I too wish I could write something more but words are not here right now as tears have filled the eyes and inner strength is searched for. Cherish EVERY minute and live like there is no tomorrow. Laugh at every opportunity and hold tight the moments meaning the most.
We love you and we are here for you to share and vent and laugh and cry with. Always.
Comment by joel | 05.3.2008 | 5:23 pm
Our thoughts and prayers are with you. To claim to understand or to try to comfort you and your family feels frail and hollow compared to the magnitude of what you are going through.
I share the only words that have brought me through my own depths of despair which pale in comparison to yours.
“Be still and know that I am God.”
I cannot understand why such challenges are brought to our doors, so most days I just hang on to a faith that God is in control and one day it will all be worth it.
We believe in miracles and pray for yours.
Comment by Jodi | 05.3.2008 | 5:25 pm
My favorite time with Susan, apart from a few months ago, was when I stayed with her after you guys were engaged. She was totally hot and rebellious, sweet as could be with a killer fashion sense and mischievous eyes. I see her there in that photo, exactly the same.
Elden, you are one lucky man to have been hooked up with this lady, and the children you have are the proof. You two have always been kind to each other, and live lives worth having. I don’t know what will happen in the near or far future, but I do know that her love for you is undeniable, as is yours for her.
I am so happy for you that you have had even one day of Susan Nelson in your life.
Comment by Evin | 05.3.2008 | 5:38 pm
Fatty,
I find myself terribly humbled by the strength and grace in which you and Susan exhibit in sharing this experience with your cycling family. My prayers for peace, and miracles goes out to you both.

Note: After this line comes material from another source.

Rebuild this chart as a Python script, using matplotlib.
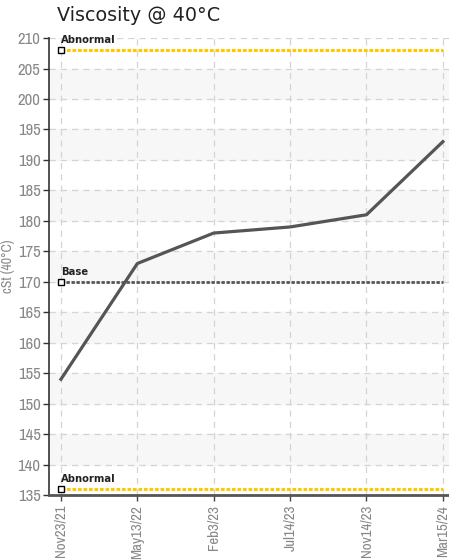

Tomorrows ride is dedicated to Fatty & Family
God Bless,
Evin
Comment by brett | 05.3.2008 | 5:45 pm
that was tough to read. i’m hoping for a miracle for your family. susan, you are an amazing woman. in between tears i cracked a smile because you smiled for elden post-mask making. i’m glad you two have the chemistry that puts a smile on your face.
Comment by Beth | 05.3.2008 | 6:12 pm
Elden,
Thank you for sharing your and Susan’s story. I am praying for and thinking of Susan, you, and your family on a regular basis. I am deeply sorry the news is not better.
May God send you comfort and guide the hands, hearts, and minds of Susan’s health care workers.
Comment by stuckinmypedals | 05.3.2008 | 6:13 pm
I said a prayer for you today. Tomorrow I will wear my pink jersey and keep fighting for Susan. Take care of each other.
Comment by Moabmedic | 05.3.2008 | 6:17 pm
You and your family are truly in our thoughts and prayers….its not just a figure of speach. Our hearts go out to you at this extremly difficult time.
Comment by Donna | 05.3.2008 | 6:20 pm
I have no words. I cannot type anything that comes out right.
Please know you are in my thoughs and prayers.
Take care of yourselves and your family and NEVER give up!!!